Of course, not coming from a wealthy family helps. At some point, I decided I wanted a nice sports car, and one day I went out and bought one. I ended up working my ass off so that I could make the payments, this was also a great motivator. Sort of like how some people say having a child can do the same thing for you.

One last thing, monetize your work. Whether you are building a web app or a mobile app, employ google adsense advertising. It's really something when I look back at the open source projects and free books I've created, and see that I am getting a check from google every month for doing literally nothing, for the rest of my life, for work I did seven years ago.

Hope this helps to inspire everyone. Best wishes to all.

Oh, and if you drink, stop! It's hard to code while you are drunk or hungover, lol.

Also, take a look at design patterns and object oriented programming, they are really fun.

+2  A: 

English is not my native language, I hope that all of you understand what I mean. In my opinion, programming give me chance to study new thing.
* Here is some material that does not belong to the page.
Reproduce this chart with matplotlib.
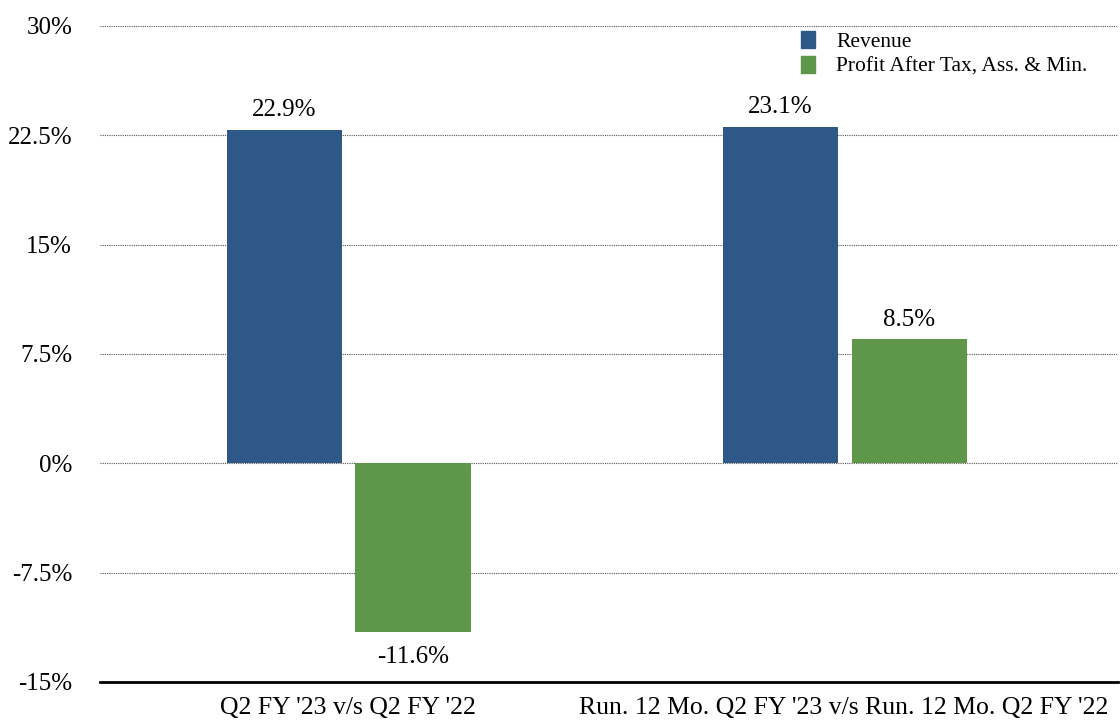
import numpy as np
import matplotlib
matplotlib.use('Agg')
import matplotlib.pyplot as plt
from matplotlib.patches import Patch

categories = ["Q2 FY '23 v/s Q2 FY '22", "Run. 12 Mo. Q2 FY '23 v/s Run. 12 Mo. Q2 FY '22"]
revenue = [22.9, 23.1]
profit = [-11.6, 8.5]
series_names = ['Revenue', 'Profit After Tax, Ass. & Min.']
yticks = [-15, -7.5, 0, 7.5, 15, 22.5, 30]
ytick_labels = ['-15%', '-7.5%', '0%', '7.5%', '15%', '22.5%', '30%']

blue = '#2e5887'
green = '#5e974a'

plt.rcParams['font.family'] = ['Liberation Serif', 'DejaVu Serif']

fig = plt.figure(figsize=(11.2, 7.22), dpi=100)
ax = fig.add_axes([100 / 1120, 40 / 722, 1018 / 1120, 656 / 722])

x = np.arange(len(categories))
w = 0.232
b1 = ax.bar(x - 0.129, revenue, w, color=blue, zorder=3)
b2 = ax.bar(x + 0.131, profit, w, color=green, zorder=3)

for bars in (b1, b2):
    for rect in bars:
        v = rect.get_height()
        cx = rect.get_x() + rect.get_width() / 2
        if v >= 0:
            ax.annotate(f'{v:.1f}%', (cx, v), xytext=(0, 6), textcoords='offset points',
                        ha='center', va='bottom', fontsize=18)
        else:
            ax.annotate(f'{v:.1f}%', (cx, v), xytext=(0, -10), textcoords='offset points',
                        ha='center', va='top', fontsize=18)

ax.set_xlim(-0.5, 1.552)
ax.set_ylim(-15, 30)
ax.set_yticks(yticks)
ax.set_yticklabels(ytick_labels, fontsize=18)
ax.set_xticks(x)
ax.set_xticklabels(categories, fontsize=18.5)
ax.tick_params(axis='both', length=0)
ax.tick_params(axis='y', pad=20)
ax.tick_params(axis='x', pad=11)

for t in yticks[1:]:
    ax.axhline(t, color='#555555', linestyle=(0, (1, 1)), linewidth=0.8, zorder=1)

for s in ['top', 'right', 'left']:
    ax.spines[s].set_visible(False)
ax.spines['bottom'].set_linewidth(2)
ax.spines['bottom'].set_color('black')

handles = [Patch(color=blue), Patch(color=green)]
ax.legend(handles, series_names, loc='upper right', bbox_to_anchor=(0.985, 1.015),
          frameon=False, fontsize=15.5, handlelength=0.65, handleheight=0.8,
          handletextpad=1.0, labelspacing=0.2, borderpad=0.2)

fig.savefig('out.png', dpi=100)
I am very enjoy on research stage, learn a new programming language, study language features and etc. In research stage, I can explore a new place in my mind, it's very exciting and funny.

Moreover, debug is also a funny stage, I am become a detective to find where the bug is, eliminate other possibility and find out the bug in tons of file and tons of line in a file.

+6  A: 

Based in the discoveries of behaviorism, to become addict you should aim for Positive Reinforcement of Variable Ratio. Here is a graph, where the variable schedule is in red:

Variable Reinforcement is the red line

I recommend to develop using TDD with a test runner that displays a green light when all your tests are working. The green light is really addictive. Follow the other advice in this question, use small tasks etc. I really like Kent Beck's book TDD by Example.